INFORMATION PROVIDED |
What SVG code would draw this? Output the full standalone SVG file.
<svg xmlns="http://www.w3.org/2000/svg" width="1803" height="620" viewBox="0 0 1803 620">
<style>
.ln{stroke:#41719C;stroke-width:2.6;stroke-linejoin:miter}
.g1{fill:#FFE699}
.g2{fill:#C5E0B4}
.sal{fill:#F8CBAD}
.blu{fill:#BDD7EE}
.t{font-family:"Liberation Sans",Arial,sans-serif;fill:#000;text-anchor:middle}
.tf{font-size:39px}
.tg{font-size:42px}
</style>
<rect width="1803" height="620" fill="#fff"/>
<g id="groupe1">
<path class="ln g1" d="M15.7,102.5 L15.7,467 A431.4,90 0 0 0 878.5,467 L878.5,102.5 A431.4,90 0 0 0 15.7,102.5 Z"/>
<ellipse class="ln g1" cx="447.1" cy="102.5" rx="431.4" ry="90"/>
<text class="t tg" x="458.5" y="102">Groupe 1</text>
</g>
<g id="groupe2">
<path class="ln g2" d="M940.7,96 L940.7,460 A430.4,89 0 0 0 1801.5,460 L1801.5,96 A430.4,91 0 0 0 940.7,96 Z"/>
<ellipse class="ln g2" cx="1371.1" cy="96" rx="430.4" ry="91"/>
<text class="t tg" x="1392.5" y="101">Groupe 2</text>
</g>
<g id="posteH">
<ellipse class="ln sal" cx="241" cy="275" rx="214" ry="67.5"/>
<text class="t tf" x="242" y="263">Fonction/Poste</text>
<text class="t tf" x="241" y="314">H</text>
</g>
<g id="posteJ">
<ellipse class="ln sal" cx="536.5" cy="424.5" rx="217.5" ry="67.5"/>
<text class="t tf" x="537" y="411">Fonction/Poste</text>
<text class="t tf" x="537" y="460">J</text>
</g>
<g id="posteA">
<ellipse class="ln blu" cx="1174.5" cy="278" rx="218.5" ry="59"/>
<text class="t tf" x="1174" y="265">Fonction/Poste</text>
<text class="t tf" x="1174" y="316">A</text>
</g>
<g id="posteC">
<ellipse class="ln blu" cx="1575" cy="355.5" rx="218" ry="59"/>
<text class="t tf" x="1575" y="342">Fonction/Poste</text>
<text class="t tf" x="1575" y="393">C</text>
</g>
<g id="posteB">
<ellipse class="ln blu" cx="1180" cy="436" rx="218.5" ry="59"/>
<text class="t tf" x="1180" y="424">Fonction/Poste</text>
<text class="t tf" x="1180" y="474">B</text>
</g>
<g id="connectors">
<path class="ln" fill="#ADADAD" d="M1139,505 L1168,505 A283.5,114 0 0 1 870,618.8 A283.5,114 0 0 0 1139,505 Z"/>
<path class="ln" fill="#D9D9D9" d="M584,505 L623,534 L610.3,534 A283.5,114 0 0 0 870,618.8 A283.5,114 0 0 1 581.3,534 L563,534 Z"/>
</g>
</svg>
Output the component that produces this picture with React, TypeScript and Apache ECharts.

GIVEN PROBLEM |
Using the data above, print every record exactly as shown.

RESPONSE TO THIS EXERCISE |
What SVG code would draw this? Output the full standalone SVG file.
<svg xmlns="http://www.w3.org/2000/svg" width="1803" height="620" viewBox="0 0 1803 620">
<style>
.ln{stroke:#41719C;stroke-width:2.6;stroke-linejoin:miter}
.g1{fill:#FFE699}
.g2{fill:#C5E0B4}
.sal{fill:#F8CBAD}
.blu{fill:#BDD7EE}
.t{font-family:"Liberation Sans",Arial,sans-serif;fill:#000;text-anchor:middle}
.tf{font-size:39px}
.tg{font-size:42px}
</style>
<rect width="1803" height="620" fill="#fff"/>
<g id="groupe1">
<path class="ln g1" d="M15.7,102.5 L15.7,467 A431.4,90 0 0 0 878.5,467 L878.5,102.5 A431.4,90 0 0 0 15.7,102.5 Z"/>
<ellipse class="ln g1" cx="447.1" cy="102.5" rx="431.4" ry="90"/>
<text class="t tg" x="458.5" y="102">Groupe 1</text>
</g>
<g id="groupe2">
<path class="ln g2" d="M940.7,96 L940.7,460 A430.4,89 0 0 0 1801.5,460 L1801.5,96 A430.4,91 0 0 0 940.7,96 Z"/>
<ellipse class="ln g2" cx="1371.1" cy="96" rx="430.4" ry="91"/>
<text class="t tg" x="1392.5" y="101">Groupe 2</text>
</g>
<g id="posteH">
<ellipse class="ln sal" cx="241" cy="275" rx="214" ry="67.5"/>
<text class="t tf" x="242" y="263">Fonction/Poste</text>
<text class="t tf" x="241" y="314">H</text>
</g>
<g id="posteJ">
<ellipse class="ln sal" cx="536.5" cy="424.5" rx="217.5" ry="67.5"/>
<text class="t tf" x="537" y="411">Fonction/Poste</text>
<text class="t tf" x="537" y="460">J</text>
</g>
<g id="posteA">
<ellipse class="ln blu" cx="1174.5" cy="278" rx="218.5" ry="59"/>
<text class="t tf" x="1174" y="265">Fonction/Poste</text>
<text class="t tf" x="1174" y="316">A</text>
</g>
<g id="posteC">
<ellipse class="ln blu" cx="1575" cy="355.5" rx="218" ry="59"/>
<text class="t tf" x="1575" y="342">Fonction/Poste</text>
<text class="t tf" x="1575" y="393">C</text>
</g>
<g id="posteB">
<ellipse class="ln blu" cx="1180" cy="436" rx="218.5" ry="59"/>
<text class="t tf" x="1180" y="424">Fonction/Poste</text>
<text class="t tf" x="1180" y="474">B</text>
</g>
<g id="connectors">
<path class="ln" fill="#ADADAD" d="M1139,505 L1168,505 A283.5,114 0 0 1 870,618.8 A283.5,114 0 0 0 1139,505 Z"/>
<path class="ln" fill="#D9D9D9" d="M584,505 L623,534 L610.3,534 A283.5,114 0 0 0 870,618.8 A283.5,114 0 0 1 581.3,534 L563,534 Z"/>
</g>
</svg>
Output the component that produces this picture with React, TypeScript and Apache ECharts.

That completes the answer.